3 stars of the game: Caps suffer ugly loss to scuffling Blackhawks

Just about everything that could go wrong did for the Capitals on Saturday in a 7-1 loss to the Chicago Blackhawks.

The Caps were coming off a strong 5-2 win over the Minnesota Wild on Thursday, but none of that carried over in the trip to Chicago. The Caps took on a Blackhawks team that had lost eight in a row, but Chicago quickly took control in the first period and never looked back.

Washington gave up 21 shots on goal in the first period and found themselves down 3-1 after the opening frame. Things did not get much better from there as they gave up another three goals in the final four minutes of the second.

Here are the three stars of the game.

1. Jonathan Toews: Toews opened up the scoring in the first period with a quick shot from the corner that caught Braden Holtby by surprise.

Later in the first, he recorded an assist as his pass sparked a breakout that led to Brandon Saad's deal that gave Chicago back the lead.

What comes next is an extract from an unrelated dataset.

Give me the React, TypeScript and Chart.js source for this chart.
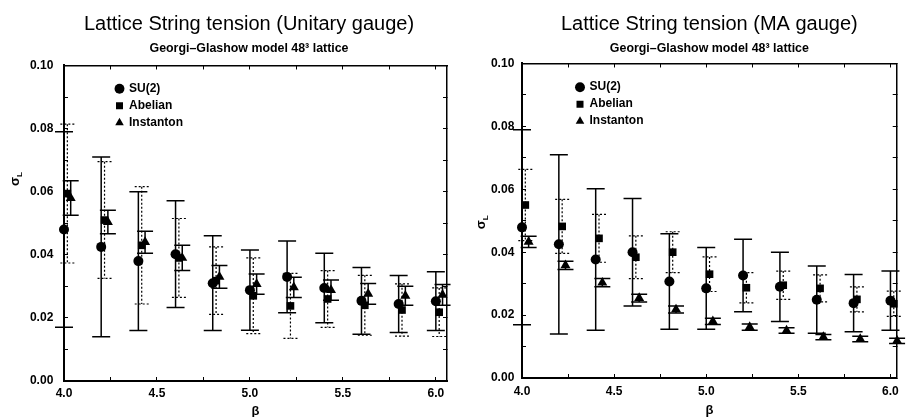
import React, { useEffect, useRef } from "react";
import { Chart, registerables } from "chart.js";

Chart.register(...registerables);

const FONT = '"Liberation Sans", Arial, Helvetica, sans-serif';

// ---------------- data ----------------
const betas = [4.0, 4.2, 4.4, 4.6, 4.8, 5.0, 5.2, 5.4, 5.6, 5.8, 6.0];
const abelianShift = 0.018;
const instantonShift = 0.036;

const seriesNames = ["SU(2)", "Abelian", "Instanton"];
const xTickLabels = ["4.0", "4.5", "5.0", "5.5", "6.0"];
const yTickLabels = ["0.00", "0.02", "0.04", "0.06", "0.08", "0.10"];

// Unitary gauge
const su2Unitary = [0.048, 0.0425, 0.038, 0.0402, 0.031, 0.0288, 0.033, 0.0295, 0.0254, 0.0244, 0.0253];
const su2UnitaryErr = [0.031, 0.0285, 0.022, 0.0169, 0.015, 0.0127, 0.0114, 0.011, 0.0106, 0.009, 0.0093];
const abelianUnitary = [0.0594, 0.051, 0.043, 0.039, 0.0318, 0.027, 0.0238, 0.026, 0.024, 0.0225, 0.0218];
const abelianUnitaryErr = [0.022, 0.0185, 0.0186, 0.0125, 0.0107, 0.012, 0.0103, 0.009, 0.0095, 0.0083, 0.0077];
const instantonUnitary = [0.058, 0.0504, 0.044, 0.039, 0.033, 0.0307, 0.0297, 0.0288, 0.0276, 0.027, 0.0273];
const instantonUnitaryErr = [0.0055, 0.0037, 0.0035, 0.004, 0.0036, 0.0032, 0.0032, 0.0032, 0.0033, 0.003, 0.0033];

// MA gauge
const su2MA = [0.0479, 0.0425, 0.0377, 0.04, 0.0307, 0.0285, 0.0326, 0.029, 0.0249, 0.0238, 0.0246];
const su2MAErr = [0.031, 0.0285, 0.0225, 0.0171, 0.0152, 0.013, 0.0115, 0.011, 0.0107, 0.0091, 0.0094];
const abelianMA = [0.055, 0.0482, 0.0444, 0.0384, 0.04, 0.033, 0.0287, 0.0295, 0.0285, 0.025, 0.0236];
const abelianMAErr = [0.0113, 0.0086, 0.0076, 0.0068, 0.0065, 0.0055, 0.0048, 0.0045, 0.0043, 0.004, 0.004];
const instantonMA = [0.0433, 0.0358, 0.0303, 0.0254, 0.0218, 0.018, 0.0162, 0.0151, 0.013, 0.0124, 0.0118];
const instantonMAErr = [0.0018, 0.0013, 0.0013, 0.0012, 0.0011, 0.001, 0.001, 0.0009, 0.0008, 0.0009, 0.0008];

// ---------------- plugins ----------------
const errorBarPlugin = {
  id: "errorBars",
  beforeDatasetsDraw(chart: any) {
    const ctx = chart.ctx;
    const xs = chart.scales.x;
    const ys = chart.scales.y;
    chart.data.datasets.forEach((ds: any) => {
      const errs: number[] = ds.errors;
      if (!errs) return;
      ctx.save();
      ctx.strokeStyle = "#000";
      ctx.lineWidth = ds.errorLineWidth;
      ctx.setLineDash(ds.errorDash || []);
      const hw = ds.capWidth / 2;
      ds.data.forEach((p: any, j: number) => {
        const x = xs.getPixelForValue(p.x);
        const y1 = ys.getPixelForValue(p.y + errs[j]);
        const y2 = ys.getPixelForValue(p.y - errs[j]);
        ctx.beginPath();
        ctx.moveTo(x, y1);
        ctx.lineTo(x, y2);
        ctx.moveTo(x - hw, y1);
        ctx.lineTo(x + hw, y1);
        ctx.moveTo(x - hw, y2);
        ctx.lineTo(x + hw, y2);
        ctx.stroke();
      });
      ctx.restore();
    });
  },
};

const sigmaTitlePlugin = {
  id: "sigmaTitle",
  afterDraw(chart: any, _args: any, opts: any) {
    const { ctx, chartArea } = chart;
    const y = chart.scales.y.getPixelForValue(opts.value);
    const x = chartArea.left - opts.offset;
    ctx.save();
    ctx.translate(x, y);
    ctx.rotate(-Math.PI / 2);
    ctx.fillStyle = "#000";
    ctx.textBaseline = "alphabetic";
    ctx.textAlign = "left";
    ctx.font = `bold 13px ${FONT}`;
    const w1 = ctx.measureText("σ").width;
    ctx.font = `bold 8px ${FONT}`;
    const w2 = ctx.measureText("L").width;
    const start = -(w1 + w2) / 2;
    ctx.font = `bold 13px ${FONT}`;
    ctx.fillText("σ", start, 4);
    ctx.font = `bold 8px ${FONT}`;
    ctx.fillText("L", start + w1, 7);
    ctx.restore();
  },
};

const legendShiftPlugin = {
  id: "legendShift",
  afterLayout(chart: any, _args: any, opts: any) {
    const l = chart.legend;
    const ca = chart.chartArea;
    if (l && ca) {
      l.left = ca.left + opts.dx;
      l.top = ca.top + opts.dy;
      l.right = ca.right;
      l.bottom = ca.bottom;
    }
  },
};

// ---------------- chart builder ----------------
type Panel = {
  title: string;
  titleFullSize: boolean;
  xMax: number;
  yAxisWidth: number;
  xAxisHeight: number;
  rightAxisWidth: number;
  subtitleBottom: number;
  legendDx: number;
  legendDy: number;
  sigmaOffset: number;
  sigmaValue: number;
  yTickPad: number;
  xTickPad: number;
  betaPadBottom: number;
  su2: number[];
  su2Err: number[];
  abelian: number[];
  abelianErr: number[];
  instanton: number[];
  instantonErr: number[];
};

function makeConfig(p: Panel): any {
  const tickFont = { family: FONT, size: 12, weight: "bold" };
  const xCallback = (v: any) => {
    const n = Number(v);
    const s = n.toFixed(1);
    return Math.abs(n * 2 - Math.round(n * 2)) < 1e-6 && xTickLabels.includes(s) ? s : "";
  };
  const yCallback = (v: any) => {
    const s = Number(v).toFixed(2);
    return yTickLabels.includes(s) ? s : "";
  };
  const commonGrid = { drawOnChartArea: false, drawTicks: true, tickLength: -4, color: "#000", lineWidth: 1 };
  return {
    type: "scatter",
    data: {
      datasets: [
        {
          label: seriesNames[0],
          data: betas.map((b, i) => ({ x: b, y: p.su2[i] })),
          errors: p.su2Err,
          capWidth: 18,
          errorLineWidth: 1.5,
          errorDash: [],
          pointStyle: "circle",
          pointRadius: 5,
          backgroundColor: "#000",
          borderColor: "#000",
          borderWidth: 0,
          clip: false,
        },
        {
          label: seriesNames[1],
          data: betas.map((b, i) => ({ x: b + abelianShift, y: p.abelian[i] })),
          errors: p.abelianErr,
          capWidth: 14,
          errorLineWidth: 1.2,
          errorDash: [2, 2],
          pointStyle: "rect",
          pointRadius: 5.4,
          backgroundColor: "#000",
          borderColor: "#000",
          borderWidth: 0,
          clip: false,
        },
        {
          label: seriesNames[2],
          data: betas.map((b, i) => ({ x: b + instantonShift, y: p.instanton[i] })),
          errors: p.instantonErr,
          capWidth: 16,
          errorLineWidth: 1.5,
          errorDash: [],
          pointStyle: "triangle",
          pointRadius: 5.8,
          backgroundColor: "#000",
          borderColor: "#000",
          borderWidth: 0,
          clip: false,
        },
      ],
    },
    options: {
      animation: false,
      responsive: false,
      maintainAspectRatio: false,
      events: [],
      layout: { padding: 0 },
      plugins: {
        title: {
          display: true,
          text: p.title,
          fullSize: p.titleFullSize,
          color: "#000",
          font: { family: FONT, size: 20, weight: "normal", lineHeight: 1.2 },
          padding: { top: 12.5, bottom: 0 },
        },
        subtitle: {
          display: true,
          text: "Georgi–Glashow model 48³ lattice",
          fullSize: p.titleFullSize,
          color: "#000",
          font: { family: FONT, size: 12.4, weight: "bold", lineHeight: 1.2 },
          padding: { top: 4.3, bottom: p.subtitleBottom },
        },
        legend: {
          display: true,
          position: "chartArea",
          align: "start",
          labels: {
            usePointStyle: true,
            boxWidth: 7,
            boxHeight: 7,
            padding: 5,
            color: "#000",
            font: { family: FONT, size: 12, weight: "bold" },
          },
        },
        tooltip: { enabled: false },
        sigmaTitle: { value: p.sigmaValue, offset: p.sigmaOffset },
        legendShift: { dx: p.legendDx, dy: p.legendDy },
      },
      scales: {
        x: {
          type: "linear",
          position: "bottom",
          min: 4.0,
          max: p.xMax,
          afterFit: (s: any) => {
            s.height = p.xAxisHeight;
          },
          ticks: {
            stepSize: 0.25,
            includeBounds: false,
            autoSkip: false,
            maxRotation: 0,
            minRotation: 0,
            padding: p.xTickPad,
            color: "#000",
            font: tickFont,
            callback: xCallback,
          },
          grid: commonGrid,
          border: { display: true, color: "#000", width: 2 },
          title: {
            display: true,
            text: "β",
            color: "#000",
            font: { family: FONT, size: 13, weight: "bold", lineHeight: 1 },
            padding: { top: 0, bottom: p.betaPadBottom },
          },
        },
        x2: {
          type: "linear",
          position: "top",
          min: 4.0,
          max: p.xMax,
          afterFit: (s: any) => {
            s.height = 0;
          },
          ticks: { stepSize: 0.25, includeBounds: false, display: false },
          grid: commonGrid,
          border: { display: true, color: "#000", width: 1.5 },
        },
        y: {
          type: "linear",
          position: "left",
          min: 0,
          max: 0.1,
          afterFit: (s: any) => {
            s.width = p.yAxisWidth;
          },
          ticks: {
            stepSize: 0.01,
            includeBounds: false,
            autoSkip: false,
            padding: p.yTickPad,
            color: "#000",
            font: tickFont,
            callback: yCallback,
          },
          grid: commonGrid,
          border: { display: true, color: "#000", width: 2 },
        },
        y2: {
          type: "linear",
          position: "right",
          min: 0,
          max: 0.1,
          afterFit: (s: any) => {
            s.width = p.rightAxisWidth;
          },
          ticks: { stepSize: 0.01, includeBounds: false, display: false },
          grid: commonGrid,
          border: { display: true, color: "#000", width: 1.5 },
        },
      },
    },
    plugins: [errorBarPlugin, sigmaTitlePlugin, legendShiftPlugin],
  };
}

const unitaryPanel: Panel = {
  title: "Lattice String tension (Unitary gauge)",
  titleFullSize: true,
  xMax: 6.06,
  yAxisWidth: 64,
  xAxisHeight: 36,
  rightAxisWidth: 51,
  subtitleBottom: 9.8,
  legendDx: 47,
  legendDy: 12.3,
  sigmaOffset: 49,
  sigmaValue: 0.064,
  yTickPad: 14.7,
  xTickPad: 9,
  betaPadBottom: -1.2,
  su2: su2Unitary,
  su2Err: su2UnitaryErr,
  abelian: abelianUnitary,
  abelianErr: abelianUnitaryErr,
  instanton: instantonUnitary,
  instantonErr: instantonUnitaryErr,
};

const maPanel: Panel = {
  title: "Lattice String tension (MA gauge)",
  titleFullSize: false,
  xMax: 6.034,
  yAxisWidth: 67,
  xAxisHeight: 39,
  rightAxisWidth: 2,
  subtitleBottom: 7.8,
  legendDx: 49.5,
  legendDy: 12.7,
  sigmaOffset: 41,
  sigmaValue: 0.0495,
  yTickPad: 11.7,
  xTickPad: 10,
  betaPadBottom: 0.5,
  su2: su2MA,
  su2Err: su2MAErr,
  abelian: abelianMA,
  abelianErr: abelianMAErr,
  instanton: instantonMA,
  instantonErr: instantonMAErr,
};

function ChartCanvas({ panel, left, width }: { panel: Panel; left: number; width: number }) {
  const ref = useRef<HTMLCanvasElement | null>(null);
  useEffect(() => {
    if (!ref.current) return;
    const chart = new Chart(ref.current, makeConfig(panel));
    return () => chart.destroy();
  }, [panel]);
  return (
    <canvas
      ref={ref}
      width={width}
      height={417}
      style={{ position: "absolute", left, top: 0, width, height: 417, display: "block" }}
    />
  );
}

export default function App() {
  return (
    <div
      style={{
        position: "absolute",
        left: 0,
        top: 0,
        width: 909,
        height: 417,
        overflow: "hidden",
        background: "#fff",
      }}
    >
      <ChartCanvas panel={unitaryPanel} left={0} width={498} />
      <ChartCanvas panel={maPanel} left={455} width={454} />
    </div>
  );
}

The Caps tried to make a game of it in the second period, but Toews intercepted a pass from Brooks Orpik that led to a 2-on-0 with himself and Patrick Kane that Kane netted to give the Blackhawks a 4-1 lead and signaled to everyone that the rout was on. Saturday was only the second three-point night of the season for Toews.

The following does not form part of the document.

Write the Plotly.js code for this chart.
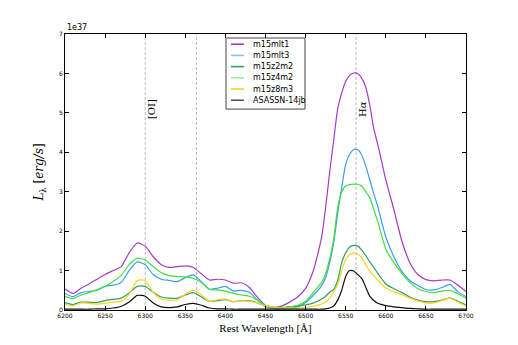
<!DOCTYPE html>
<html>
<head>
<meta charset="utf-8">
<script src="https://cdn.plot.ly/plotly-3.0.1.min.js"></script>
<style>
  html, body { margin: 0; padding: 0; background: #fff; }
  #graph { width: 518px; height: 345px; }
</style>
</head>
<body>
<div id="graph"></div>
<script>
// Rest wavelength grid (Angstrom)
const wave = [6200, 6210, 6220, 6230, 6240, 6250, 6260, 6270, 6280, 6290,
  6300, 6310, 6320, 6330, 6340, 6350, 6360, 6370, 6380, 6390,
  6400, 6410, 6420, 6430, 6440, 6450, 6460, 6470, 6480, 6490,
  6500, 6510, 6520, 6525, 6530, 6535, 6540, 6545, 6550, 6555,
  6560, 6565, 6570, 6575, 6580, 6585, 6590, 6600, 6610, 6620,
  6630, 6640, 6650, 6660, 6670, 6680, 6690, 6700];

// Luminosity in units of 1e37 erg/s/A
const m15mlt1 = [0.53, 0.42, 0.55, 0.66, 0.78, 0.90, 1.00, 1.10, 1.45, 1.70,
  1.62, 1.35, 1.15, 1.08, 1.10, 1.12, 1.08, 0.92, 0.76, 0.78,
  0.76, 0.68, 0.69, 0.57, 0.32, 0.12, 0.07, 0.10, 0.20, 0.33,
  0.55, 1.02, 1.85, 2.60, 3.50, 4.30, 5.10, 5.50, 5.80, 5.95,
  6.01, 6.00, 5.88, 5.65, 5.20, 4.60, 4.20, 3.30, 2.55, 1.75,
  1.20, 0.90, 0.77, 0.74, 0.76, 0.76, 0.63, 0.47];

const m15mlt3 = [0.42, 0.34, 0.44, 0.47, 0.50, 0.60, 0.63, 0.70, 1.00, 1.22,
  1.15, 0.90, 0.78, 0.75, 0.72, 0.82, 0.89, 0.72, 0.53, 0.55,
  0.60, 0.48, 0.50, 0.45, 0.25, 0.09, 0.04, 0.03, 0.04, 0.08,
  0.19, 0.38, 0.62, 0.82, 1.20, 1.70, 2.45, 3.10, 3.70, 3.95,
  4.07, 4.07, 3.93, 3.65, 3.30, 2.95, 2.62, 1.85, 1.35, 0.98,
  0.75, 0.62, 0.52, 0.51, 0.57, 0.65, 0.46, 0.34];

const m15z2m2 = [0.19, 0.14, 0.20, 0.20, 0.19, 0.24, 0.27, 0.30, 0.43, 0.60,
  0.60, 0.45, 0.33, 0.30, 0.30, 0.38, 0.44, 0.33, 0.22, 0.24,
  0.26, 0.21, 0.24, 0.23, 0.18, 0.10, 0.07, 0.06, 0.08, 0.10,
  0.13, 0.18, 0.28, 0.35, 0.45, 0.52, 0.75, 1.20, 1.45, 1.60,
  1.64, 1.62, 1.52, 1.38, 1.22, 1.08, 0.93, 0.66, 0.54, 0.44,
  0.33, 0.25, 0.21, 0.21, 0.25, 0.31, 0.22, 0.13];

const m15z4m2 = [0.34, 0.29, 0.38, 0.44, 0.52, 0.60, 0.72, 0.88, 1.15, 1.31,
  1.27, 1.10, 0.95, 0.87, 0.85, 0.84, 0.80, 0.70, 0.52, 0.51,
  0.48, 0.42, 0.38, 0.35, 0.25, 0.12, 0.06, 0.06, 0.08, 0.12,
  0.22, 0.45, 0.70, 0.92, 1.30, 1.80, 2.60, 3.00, 3.15, 3.18,
  3.19, 3.19, 3.14, 3.00, 2.85, 2.55, 2.24, 1.55, 1.20, 0.93,
  0.70, 0.54, 0.47, 0.44, 0.48, 0.50, 0.41, 0.30];

const m15z8m3 = [0.15, 0.11, 0.18, 0.17, 0.15, 0.17, 0.20, 0.22, 0.40, 0.75,
  0.75, 0.45, 0.28, 0.25, 0.26, 0.40, 0.50, 0.38, 0.22, 0.26,
  0.28, 0.21, 0.23, 0.22, 0.18, 0.11, 0.07, 0.05, 0.05, 0.05,
  0.07, 0.10, 0.15, 0.20, 0.30, 0.45, 0.65, 1.00, 1.28, 1.40,
  1.44, 1.42, 1.32, 1.15, 0.98, 0.88, 0.76, 0.56, 0.46, 0.39,
  0.30, 0.23, 0.18, 0.18, 0.24, 0.30, 0.20, 0.10];

const asassn14jb = [0.02, 0.02, 0.02, 0.02, 0.03, 0.03, 0.05, 0.09, 0.20, 0.37,
  0.35, 0.18, 0.08, 0.06, 0.08, 0.14, 0.17, 0.12, 0.05, 0.03,
  0.03, 0.02, 0.02, 0.02, 0.02, 0.02, 0.02, 0.02, 0.02, 0.02,
  0.02, 0.02, 0.02, 0.03, 0.05, 0.10, 0.25, 0.50, 0.85, 1.00,
  0.99, 0.90, 0.80, 0.58, 0.35, 0.24, 0.17, 0.11, 0.08, 0.06,
  0.04, 0.03, 0.02, 0.02, 0.02, 0.02, 0.02, 0.02];

const seriesNames = ['m15mlt1', 'm15mlt3', 'm15z2m2', 'm15z4m2', 'm15z8m3', 'ASASSN-14jb'];
const seriesValues = [m15mlt1, m15mlt3, m15z2m2, m15z4m2, m15z8m3, asassn14jb];
const seriesColors = ['#a63cc4', '#3d9cec', '#2f9f66', '#3ee03e', '#ffd21a', '#111111'];
// the legend swatches in the original are a touch lighter for two of the models
const swatchColors = ['#a63cc4', '#88c4f2', '#2f9f66', '#99f599', '#ffd21a', '#555555'];

// Marked emission lines
const lineWaves = [6300, 6364, 6563];
const lineLabels = ['[OI]', '', 'H<i>α</i>'];

const data = seriesNames.map((name, i) => ({
  x: wave,
  y: seriesValues[i],
  name: name,
  mode: 'lines',
  line: { color: seriesColors[i], width: 1.2, shape: 'spline', smoothing: 0.6 }
}));

const shapes = lineWaves.map(w => ({
  type: 'line', xref: 'x', yref: 'paper',
  x0: w, x1: w, y0: 0, y1: 1,
  line: { color: '#aaa', width: 0.8, dash: '3px,2px' },
  layer: 'below'
}));

const annotations = [];
lineWaves.forEach((w, i) => {
  if (!lineLabels[i]) return;
  annotations.push({
    x: w, y: 5.1, xref: 'x', yref: 'y',
    text: lineLabels[i], textangle: -90, showarrow: false,
    xshift: 7,
    font: { family: 'DejaVu Serif, serif', size: 10, color: '#000' }
  });
});
annotations.push({
  x: 0, y: 1, xref: 'paper', yref: 'paper', xanchor: 'left', yanchor: 'bottom',
  text: '1e37', showarrow: false,
  font: { family: 'DejaVu Sans, sans-serif', size: 8, color: '#000' }
});

// Compact legend box (matplotlib style), drawn in paper coordinates
const legX0 = 0.4015, legX1 = 0.5985, legY0 = 0.728, legY1 = 0.9855;
const legRowTop = 0.963, legRowStep = 0.0406;
shapes.push({
  type: 'rect', xref: 'paper', yref: 'paper',
  x0: legX0, x1: legX1, y0: legY0, y1: legY1,
  fillcolor: '#fff', line: { color: '#444', width: 1 }, layer: 'above'
});
seriesNames.forEach((name, i) => {
  const yy = legRowTop - i * legRowStep;
  shapes.push({
    type: 'line', xref: 'paper', yref: 'paper',
    x0: 0.414, x1: 0.446, y0: yy, y1: yy,
    line: { color: swatchColors[i], width: 1.6 }, layer: 'above'
  });
  annotations.push({
    x: 0.464, y: yy, xref: 'paper', yref: 'paper',
    xanchor: 'left', yanchor: 'middle', showarrow: false,
    text: name,
    font: { family: 'DejaVu Sans, sans-serif', size: 8, color: '#000' }
  });
});

const axisCommon = {
  showgrid: false, zeroline: false,
  showline: true, linecolor: '#000', linewidth: 1, mirror: 'ticks',
  ticks: 'inside', ticklen: 4, tickcolor: '#000',
  tickfont: { family: 'DejaVu Sans, sans-serif', size: 6, color: '#000' }
};

const layout = {
  width: 518, height: 345,
  margin: { l: 65, r: 52, t: 34, b: 35 },
  paper_bgcolor: '#fff', plot_bgcolor: '#fff',
  showlegend: false,
  xaxis: Object.assign({}, axisCommon, {
    range: [6200, 6700], dtick: 50, tick0: 6200,
    title: { text: 'Rest Wavelength [Å]', standoff: 6,
      font: { family: 'Liberation Serif, serif', size: 11, color: '#000' } }
  }),
  yaxis: Object.assign({}, axisCommon, {
    range: [0, 7], dtick: 1,
    title: { text: '<i>L</i><sub>λ</sub> [<i>erg/s</i>]', standoff: 12,
      font: { family: 'DejaVu Serif, serif', size: 12, color: '#000' } }
  }),
  shapes: shapes,
  annotations: annotations
};

Plotly.newPlot('graph', data, layout, { displayModeBar: false, staticPlot: true });
</script>
</body>
</html>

2. Patrick Kane: Toews helped the Blackhawks take control early, but Kane helped provide the knockout punches in the second period. A bad pass from Orpik was intercepted by Toews that led to a 2-on-0 with Kane. Holtby made the initial save on Toews, but Kane was able to knock in the rebound for the goal.

Kane also added an assist on Artem Anisimov's power play goal which extended Chicago's lead to 6-1.

3. Tom Wilson: Before this one got out of hand, it looked like Wilson had erased the tough start for the Caps as he deflected a shot from Matt Niskanen into the net to get Washington on the board.

Saturday's tally was his third goal in two games and his 10th of the season, marking the first time in his career he has reached double digits in goals.